CHAMP has demonstrated:
- Improved care quality
- Improved medication adherence (how consistently people took the drugs they were prescribed)
- Reduced health care disparities
- Reduced mortality by 57%
In fact, the scientific evidence provided by CHAMP resulted in changes in guidelines recommended by the National Heart, Lung and Blood Institute (NHLBI), American Heart Association (AHA), and American College of Cardiology (ACC).
The AHA even launched a nationwide program modeled after CHAMP, called “Get With The Guidelines” (GWTG), to apply this model of care at hospitals across the country. GWTG has:
- Been implemented in more than 2,500 U.S. hospitals
- Benefited more than 7 million patients with coronary artery disease, heart failure, atrial fibrillation and stroke
- Produced demonstrated, substantial improvements in quality of care and clinical outcomes among participating hospitals
Getting to the Heart of Big Data
UCLA was recently awarded $11 million to lead a National Institutes of Health (NIH) Center of Excellence for Big Data Computing (BD2K) that focuses on cardiovascular health.

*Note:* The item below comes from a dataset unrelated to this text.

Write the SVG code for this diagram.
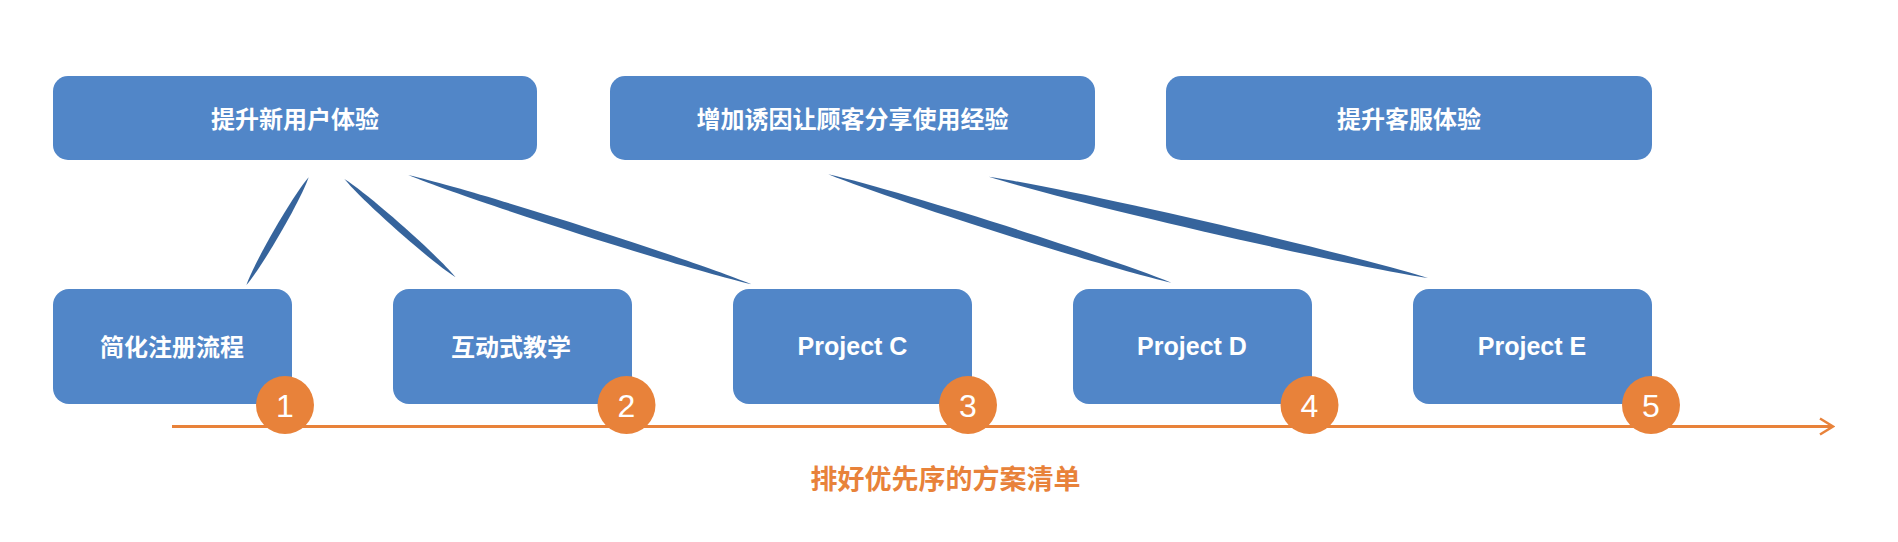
<svg xmlns="http://www.w3.org/2000/svg" width="1898" height="542" viewBox="0 0 1898 542">
<defs>
<style>
.box{fill:#5186C8;}
.t{fill:#ffffff;font-family:"Noto Sans CJK SC","Liberation Sans",sans-serif;font-weight:bold;font-size:24px;text-anchor:middle;dominant-baseline:central;}
.pt{fill:#ffffff;font-family:"Liberation Sans","Noto Sans",sans-serif;font-weight:bold;font-size:25px;text-anchor:middle;dominant-baseline:central;}
.lens{fill:#36649C;}
.num{fill:#E8823A;}
.nt{fill:#ffffff;font-family:"Liberation Sans",sans-serif;font-size:32px;text-anchor:middle;dominant-baseline:central;}
.lbl{fill:#E8823A;font-family:"Noto Sans CJK SC","Liberation Sans",sans-serif;font-weight:bold;font-size:27px;text-anchor:middle;dominant-baseline:central;}
</style>
<marker id="arr" markerWidth="16" markerHeight="20" refX="14" refY="10" orient="auto" markerUnits="userSpaceOnUse">
<path d="M1,2 L14,10 L1,18" fill="none" stroke="#E8823A" stroke-width="2.5"/>
</marker>
</defs>
<rect width="1898" height="542" fill="#ffffff"/>
<g id="connectors">
<path class="lens" d="M308.7,177.3 C300.28,201.18 262.90,265.80 246.4,285 C254.82,261.12 292.20,196.50 308.7,177.3 Z"/>
<path class="lens" d="M344.4,179 C363.55,202.16 430.27,261.14 455.6,277.3 C436.45,254.14 369.73,195.16 344.4,179 Z"/>
<path class="lens" d="M408.2,175 C475.14,202.26 681.12,267.84 751.5,284.3 C684.56,257.04 478.58,191.46 408.2,175 Z"/>
<path class="lens" d="M828.3,174.3 C895.21,201.39 1101.07,266.43 1171.4,282.7 C1104.49,255.61 898.63,190.57 828.3,174.3 Z"/>
<path class="lens" d="M988.8,176.7 C1075.14,203.46 1338.66,264.24 1428,278 C1341.66,251.24 1078.14,190.46 988.8,176.7 Z"/>
<line x1="172" y1="426.5" x2="1833" y2="426.5" stroke="#E8823A" stroke-width="3" marker-end="url(#arr)"/>
</g>
<g id="goal1"><rect class="box" x="53" y="76" width="484" height="84" rx="15"/><text class="t" x="295" y="117">提升新用户体验</text></g>
<g id="goal2"><rect class="box" x="610" y="76" width="485" height="84" rx="15"/><text class="t" x="852.5" y="117">增加诱因让顾客分享使用经验</text></g>
<g id="goal3"><rect class="box" x="1166" y="76" width="486" height="84" rx="15"/><text class="t" x="1409" y="117">提升客服体验</text></g>
<g id="p1"><rect class="box" x="53" y="289" width="239" height="115" rx="16"/><text class="t" x="172" y="345">简化注册流程</text></g>
<g id="p2"><rect class="box" x="393" y="289" width="239" height="115" rx="16"/><text class="t" x="511" y="345">互动式教学</text></g>
<g id="p3"><rect class="box" x="733" y="289" width="239" height="115" rx="16"/><text class="pt" x="852.5" y="346">Project C</text></g>
<g id="p4"><rect class="box" x="1073" y="289" width="239" height="115" rx="16"/><text class="pt" x="1192" y="346">Project D</text></g>
<g id="p5"><rect class="box" x="1413" y="289" width="239" height="115" rx="16"/><text class="pt" x="1532" y="346">Project E</text></g>
<g id="n1"><circle class="num" cx="285" cy="405" r="29"/><text class="nt" x="285" y="406">1</text></g>
<g id="n2"><circle class="num" cx="626.5" cy="405" r="29"/><text class="nt" x="626.5" y="406">2</text></g>
<g id="n3"><circle class="num" cx="968" cy="405" r="29"/><text class="nt" x="968" y="406">3</text></g>
<g id="n4"><circle class="num" cx="1309.5" cy="405" r="29"/><text class="nt" x="1309.5" y="406">4</text></g>
<g id="n5"><circle class="num" cx="1651" cy="405" r="29"/><text class="nt" x="1651" y="406">5</text></g>
<g id="label"><text class="lbl" x="945.5" y="477">排好优先序的方案清单</text></g>
</svg>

Directed by principal investigator Dr. Peipei Ping, professor of physiology, medicine, and bioinformatics in the David Geffen School of Medicine, the center will:
- Work with five other institutes worldwide to create and test cloud-based tools for integrating and analyzing data about protein markers linked to heart and blood vessel disorders
- Develop computational tools to extract keywords and summarize the most critical medical information from patient records for physicians
- Alter the way a person’s physician manages their health to prevent and treat disease
When integration is complete, users will be able to do a simple search to get the desired information, even from a patient with a chronic disease, who might have 150 pages of medical records.
The big data approach will be a boon to cardiovascular treatment, says Dr. Karol Watson, professor of medicine in the Division of Cardiology. Outcomes of this approach could include:
- Learning how characteristics correspond to outcomes: Doctors will learn who will benefit from statins versus who will be affected by crippling muscle pain caused by these drugs.
- Flourishing research: Dr. Watson is training cardiology fellows and physicians in how to use this big data.
- Advances in treatment: This information will significantly advance effective treatment of heart and blood vessel disorders.
The Hearts of Men and Women
Big data is improving cardiovascular care at UCLA by examining the role of ethnicity and sex in cardiovascular disease across the diverse Southern California population. This real-world information is almost never uncovered in clinical trials.
Dr. Watson helps lead a large, NIH-funded study, the Multi-Ethnic Study of Atherosclerosis (MESA), which has enrolled 6,000 patients in six communities nationwide.
- Participants are equally divided among sex and ethnicity – Black, White, Asian and Hispanic.
- Dr. Watson is the principal investigator for MESA investigation in Venice and San Bernardino.
- More than 1,000 studies have been published from the MESA research, providing information about how the hearts of different sexes and different population groups should be cared for, both in prevention and treatment.
The MESA findings, as well as her own work—Dr. Watson is also director of the UCLA Barbra Streisand Women’s Heart Health Program at UCLA—have shown that heart disease in women is not the same as it is in men.
Among the differences:
- The effects of stress, anxiety and depression on the heart are significantly worse in women than in men.
- Daily low-dose aspirin cuts the risk of heart attack in men, but in women it lowers risk of a stroke, not a heart attack.
- Diagnosis and treatment of cardiovascular disease are carried out less effectively for women than for men.
- When it comes to diabetes risk, high carbohydrate intake is much worse for women than for men.